• Task requirements:
Write each line of the material exactly as given, from the top through the line that contains "const ebn0 = [1.7, 1.9, 2.1, 2.3, 2.5, 2.7];", and omit all pictures.
··· Data provided
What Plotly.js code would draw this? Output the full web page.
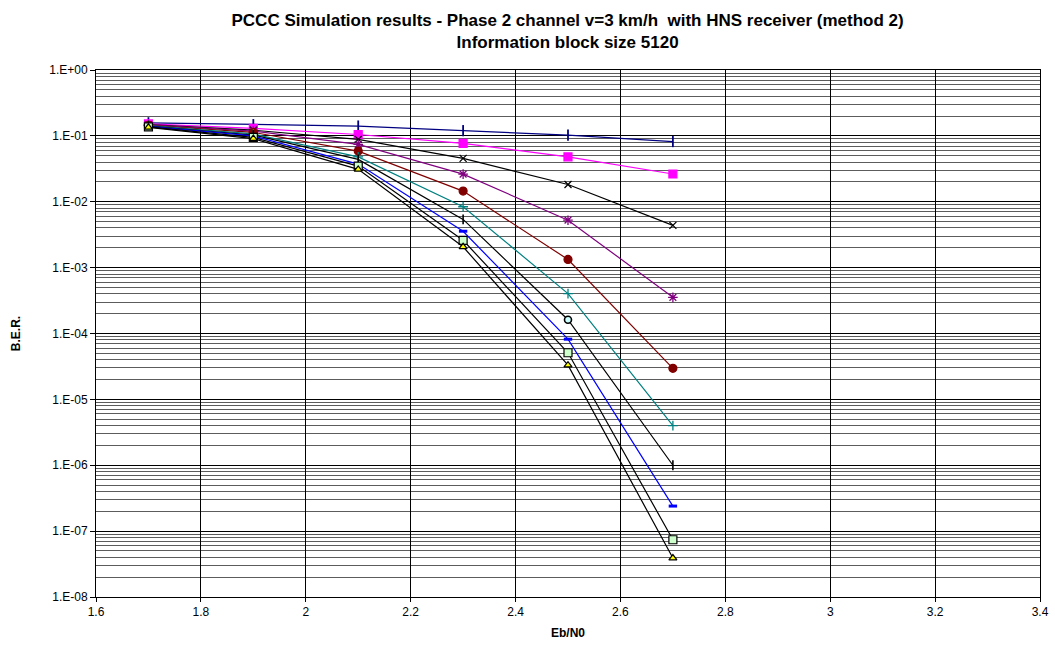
<!DOCTYPE html>
<html>
<head>
<meta charset="utf-8">
<script src="https://cdn.plot.ly/plotly-3.0.1.min.js"></script>
<style>html,body{margin:0;padding:0;background:#fff;}#chart{width:1055px;height:646px;}</style>
</head>
<body>
<div id="chart"></div>
<script>
// Eb/N0 values (x)
const ebn0 = [1.7, 1.9, 2.1, 2.3, 2.5, 2.7];

// B.E.R. per curve
const berNavy    = [0.158, 0.148, 0.141, 0.120, 0.103, 0.082];
const berMagenta = [0.152, 0.130, 0.105, 0.0769, 0.048, 0.0264];
const berBlackX  = [0.148, 0.122, 0.0885, 0.0455, 0.0183, 0.00438];
const berPurple  = [0.147, 0.118, 0.0743, 0.0263, 0.00525, 0.000354];
const berDarkRed = [0.145, 0.113, 0.0588, 0.0145, 0.00133, 0.0000296];
const berTeal    = [0.143, 0.107, 0.048, 0.0084, 0.000404, 0.00000399];
const berBlackI  = [0.141, 0.103, 0.044, 0.0054, 0.000162, 0.000001];
const berBlue    = [0.139, 0.100, 0.0373, 0.00357, 0.000082, 0.00000024];
const berGreen   = [0.137, 0.095, 0.0348, 0.0026, 0.000051, 0.000000074];
const berYellow  = [0.135, 0.091, 0.031, 0.00207, 0.000033, 0.000000039];

// y tick labels
const yTickVals = [1, 1e-1, 1e-2, 1e-3, 1e-4, 1e-5, 1e-6, 1e-7, 1e-8];
const yTickText = ["1.E+00", "1.E-01", "1.E-02", "1.E-03", "1.E-04", "1.E-05", "1.E-06", "1.E-07", "1.E-08"];

function tr(y, lineColor, symbol, mColor, mLine, size, lw) {
  return {
    x: ebn0, y: y, type: 'scatter', mode: 'lines+markers',
    line: {color: lineColor, width: 1.2},
    marker: {symbol: symbol, color: mColor, size: size || 7,
             line: {color: mLine, width: lw || 1.2}},
    showlegend: false, hoverinfo: 'x+y'
  };
}

const blackISymbols = ['line-ns-open','line-ns-open','line-ns-open','line-ns-open','circle','line-ns-open'];
const blackIColors  = ['#000','#000','#000','#000','#CCFFFF','#000'];

const data = [
  tr(berNavy, '#000080', 'line-ns-open', '#000080', '#000080', 8, 1.8),
  tr(berMagenta, '#FF00FF', 'square', '#FF00FF', '#FF00FF', 8),
  tr(berBlackX, '#000000', 'x-thin-open', '#000000', '#000000', 7, 1.3),
  tr(berPurple, '#800080', 'asterisk-open', '#800080', '#800080', 8, 1.3),
  tr(berDarkRed, '#800000', 'circle', '#800000', '#800000', 8),
  tr(berTeal, '#008080', 'cross-thin-open', '#008080', '#008080', 7, 1.3),
  tr(berBlackI, '#000000', blackISymbols, blackIColors, '#000000', 7, 1.6),
  tr(berBlue, '#0000FF', 'line-ew-open', '#0000FF', '#0000FF', 6, 3),
  tr(berGreen, '#000000', 'square', '#CCFFCC', '#000000', 8),
  tr(berYellow, '#000000', 'triangle-up', '#FFFF00', '#000000', 7)
];

const layout = {
  width: 1055, height: 646,
  paper_bgcolor: '#fff', plot_bgcolor: '#fff',
  margin: {l: 96, r: 15, t: 70, b: 49},
  font: {family: 'Liberation Sans, Arial, sans-serif', size: 12, color: '#000'},
  title: {
    text: '<b>PCCC Simulation results - Phase 2 channel v=3 km/h  with HNS receiver (method 2)</b><br><b>Information block size 5120</b>',
    font: {family: 'Liberation Sans, Arial, sans-serif', size: 17, color: '#000'},
    x: 0.538, xanchor: 'center', yref: 'container', y: 0.96, yanchor: 'middle'
  },
  xaxis: {
    range: [1.6, 3.4], dtick: 0.2, tick0: 1.6,
    showgrid: true, gridcolor: '#000', gridwidth: 1,
    showline: true, linecolor: '#000', linewidth: 1, mirror: true,
    ticks: 'outside', ticklen: 4, tickcolor: '#000',
    zeroline: false,
    tickfont: {size: 12},
    title: {text: '<b>Eb/N0</b>', font: {size: 12}, standoff: 10}
  },
  yaxis: {
    type: 'log', range: [-8, 0],
    tickmode: 'array', tickvals: yTickVals, ticktext: yTickText,
    showgrid: true, gridcolor: '#000', gridwidth: 1,
    minor: {dtick: 'D1', showgrid: true, gridcolor: '#333', gridwidth: 0.8, ticks: ''},
    showline: true, linecolor: '#000', linewidth: 1, mirror: true,
    ticks: 'outside', ticklen: 5, tickcolor: '#000',
    zeroline: false,
    tickfont: {size: 12},
    title: {text: '<b>B.E.R.</b>', font: {size: 12}, standoff: 26}
  }
};

Plotly.newPlot('chart', data, layout, {displayModeBar: false, staticPlot: true});
</script>
</body>
</html>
······
• Solved exercise:
What Plotly.js code would draw this? Output the full web page.
<!DOCTYPE html>
<html>
<head>
<meta charset="utf-8">
<script src="https://cdn.plot.ly/plotly-3.0.1.min.js"></script>
<style>html,body{margin:0;padding:0;background:#fff;}#chart{width:1055px;height:646px;}</style>
</head>
<body>
<div id="chart"></div>
<script>
// Eb/N0 values (x)
const ebn0 = [1.7, 1.9, 2.1, 2.3, 2.5, 2.7];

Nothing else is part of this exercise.